Likewise, Gates, Dangote and the UNICEF commended the progress made by the Yobe State Government in the immunisation of children within the last six months. Gates, who spoke via video-link, said, “It is encouraging to see improved results on routine immunisation over the last four rounds. Yobe State has shown the greatest improvement among all the six participating states. I give you a plus to that”.
He commended Governor Ibrahim Gaidam for his administration’s efforts and commitment, and urged him to sustain the tempo.
Nigeria is moving inexorably towards being certified polio-free, with the support of the Foundations, the responses from the six Northern states and the National Emergency Response initiated in January 2018 by the NPHCDA under the auspices of the Federal Ministry of Health.
From survey findings, the visible progress made to eradicate polio is showcased in the increase in number of children who are eligible for immunisation (especially under-one) with huge decline in the number of vaccine-preventable mortalities.

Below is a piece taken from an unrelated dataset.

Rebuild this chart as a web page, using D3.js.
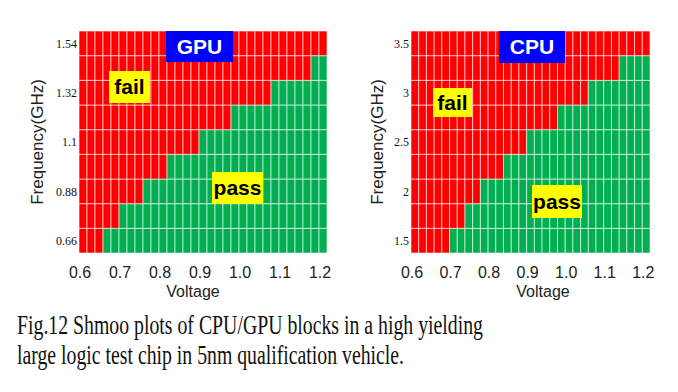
<!DOCTYPE html>
<html>
<head>
<meta charset="utf-8">
<script src="https://cdn.jsdelivr.net/npm/d3@7"></script>
<style>
  html, body { margin: 0; padding: 0; background: #fff; }
  svg { display: block; }
</style>
</head>
<body>
<svg id="chart" width="678" height="392"></svg>
<script>
// ---------------- data ----------------
const voltages = [0.60, 0.62, 0.64, 0.66, 0.68, 0.70, 0.72, 0.74, 0.76, 0.78,
                  0.80, 0.82, 0.84, 0.86, 0.88, 0.90, 0.92, 0.94, 0.96, 0.98,
                  1.00, 1.02, 1.04, 1.06, 1.08, 1.10, 1.12, 1.14, 1.16, 1.18, 1.20];
const xTickValues = [0.6, 0.7, 0.8, 0.9, 1.0, 1.1, 1.2];

const gpuFreqs = [0.66, 0.77, 0.88, 0.99, 1.10, 1.21, 1.32, 1.43, 1.54];
const gpuTickValues = [0.66, 0.88, 1.1, 1.32, 1.54];
// lowest passing voltage for each GPU frequency row (null = fails everywhere)
const gpuMinPassV = [0.66, 0.70, 0.76, 0.82, 0.90, 0.98, 1.08, 1.18, null];

const cpuFreqs = [1.5, 1.75, 2.0, 2.25, 2.5, 2.75, 3.0, 3.25, 3.5];
const cpuTickValues = [1.5, 2, 2.5, 3, 3.5];
// lowest passing voltage for each CPU frequency row (null = fails everywhere)
const cpuMinPassV = [0.70, 0.74, 0.78, 0.84, 0.90, 0.98, 1.06, 1.14, null];

const captionLines = [
  "Fig.12 Shmoo plots of CPU/GPU blocks in a high yielding",
  "large logic test chip in 5nm qualification vehicle."
];

// ---------------- layout ----------------
const PASS = "#00b050", FAIL = "#ff0000";
const svg = d3.select("#chart");

const panels = [
  {
    name: "GPU", freqs: gpuFreqs, ticks: gpuTickValues, minPass: gpuMinPassV,
    x0: 79, x1: 327, y0: 31, y1: 253,
    titleBox: [166, 31, 67, 31],
    failBox: [109, 71, 41, 32],
    passBox: [212, 172, 51, 32],
    yLabelX: 37, xLabelX: 193
  },
  {
    name: "CPU", freqs: cpuFreqs, ticks: cpuTickValues, minPass: cpuMinPassV,
    x0: 411, x1: 650, y0: 31, y1: 253,
    titleBox: [499, 31, 66, 32],
    failBox: [433, 88, 39, 29],
    passBox: [532, 185, 50, 33],
    yLabelX: 377, xLabelX: 543
  }
];

panels.forEach(p => {
  const g = svg.append("g");
  const x = d3.scaleBand().domain(voltages).range([p.x0, p.x1]).padding(0);
  const y = d3.scaleBand().domain(p.freqs).range([p.y1, p.y0]).padding(0);

  const cells = [];
  p.freqs.forEach((f, i) => {
    voltages.forEach(v => {
      const th = p.minPass[i];
      const pass = th !== null && v >= th - 1e-9;
      cells.push({ f, v, pass });
    });
  });

  g.selectAll("rect.cell").data(cells).join("rect")
    .attr("class", "cell")
    .attr("x", d => x(d.v))
    .attr("y", d => y(d.f))
    .attr("width", x.bandwidth())
    .attr("height", y.bandwidth())
    .attr("fill", d => d.pass ? PASS : FAIL)
    .attr("stroke", "#ffffff")
    .attr("stroke-opacity", 0.6)
    .attr("stroke-width", 1);

  // x axis tick labels (at left edge of each voltage column)
  g.selectAll("text.xt").data(xTickValues).join("text")
    .attr("class", "xt")
    .attr("x", d => x(d) + 1)
    .attr("y", 278)
    .attr("text-anchor", "middle")
    .attr("font-family", "Liberation Sans, Arial, sans-serif")
    .attr("font-size", 16)
    .attr("fill", "#222")
    .text(d => d3.format(".1f")(d));

  // y axis tick labels
  g.selectAll("text.yt").data(p.ticks).join("text")
    .attr("class", "yt")
    .attr("x", p.x0 - 2)
    .attr("y", d => y(d) + y.bandwidth() / 2)
    .attr("dy", "0.35em")
    .attr("text-anchor", "end")
    .attr("font-family", "Liberation Serif, Times New Roman, serif")
    .attr("font-size", 12)
    .attr("fill", "#111")
    .text(d => String(d));

  // axis titles
  g.append("text")
    .attr("x", p.xLabelX).attr("y", 297)
    .attr("text-anchor", "middle")
    .attr("font-family", "Liberation Sans, Arial, sans-serif")
    .attr("font-size", 16).attr("fill", "#222")
    .text("Voltage");

  g.append("text")
    .attr("transform", `translate(${p.yLabelX + 6},${(p.y0 + p.y1) / 2}) rotate(-90)`)
    .attr("text-anchor", "middle")
    .attr("font-family", "Liberation Sans, Arial, sans-serif")
    .attr("font-size", 17).attr("fill", "#222")
    .text("Frequency(GHz)");

  // labels
  const box = (b, fill, txt, color) => {
    g.append("rect").attr("x", b[0]).attr("y", b[1]).attr("width", b[2]).attr("height", b[3]).attr("fill", fill);
    g.append("text")
      .attr("x", b[0] + b[2] / 2).attr("y", b[1] + b[3] / 2)
      .attr("dy", "0.35em")
      .attr("text-anchor", "middle")
      .attr("font-family", "Liberation Sans, Arial, sans-serif")
      .attr("font-weight", "bold")
      .attr("font-size", 21)
      .attr("fill", color)
      .text(txt);
  };
  box(p.titleBox, "#0000ff", p.name, "#ffffff");
  box(p.failBox, "#ffff00", "fail", "#000000");
  box(p.passBox, "#ffff00", "pass", "#000000");
});

// caption
svg.selectAll("text.cap").data(captionLines).join("text")
  .attr("class", "cap")
  .attr("x", 17)
  .attr("y", (d, i) => 334 + i * 30)
  .attr("font-family", "Liberation Serif, Times New Roman, serif")
  .attr("font-size", 27)
  .attr("fill", "#111")
  .attr("textLength", (d, i) => i === 0 ? 466 : 387)
  .attr("lengthAdjust", "spacingAndGlyphs")
  .text(d => d);
</script>
</body>
</html>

Other signs of progress across the states include the capacity building of health workers, service providers and traditional leaders in the gathering of quality data concerning new-borns and eligible children, especially in hard-to-reach communities and settlements; with all the states recording increase in routine immunisation (RI) coverage.
According to the Global Polio Eradication Initiative (GPEI) latest report released on October 28, advocacy is needed from the top leadership of the GPEI and from donor governments to the highest level of the Nigerian government.
“The Borno government must realise that it is essential to continue efforts to further open up access and to increase surveillance by novel means as much as possible. It must clearly get the message that two years without the wild poliovirus does not mean that there is no virus there. The Nigerian government’s leadership must allocate resources to the Polio Programme to finish the job.
“Over the years, the government has been reducing its contribution to the Polio Programme. The contribution for 2018 has not yet been released, and, therefore, not committed for next year. In the current political environment in the lead-up to the elections, it is not clear that the budget will be acted upon until afterwards,” the report added.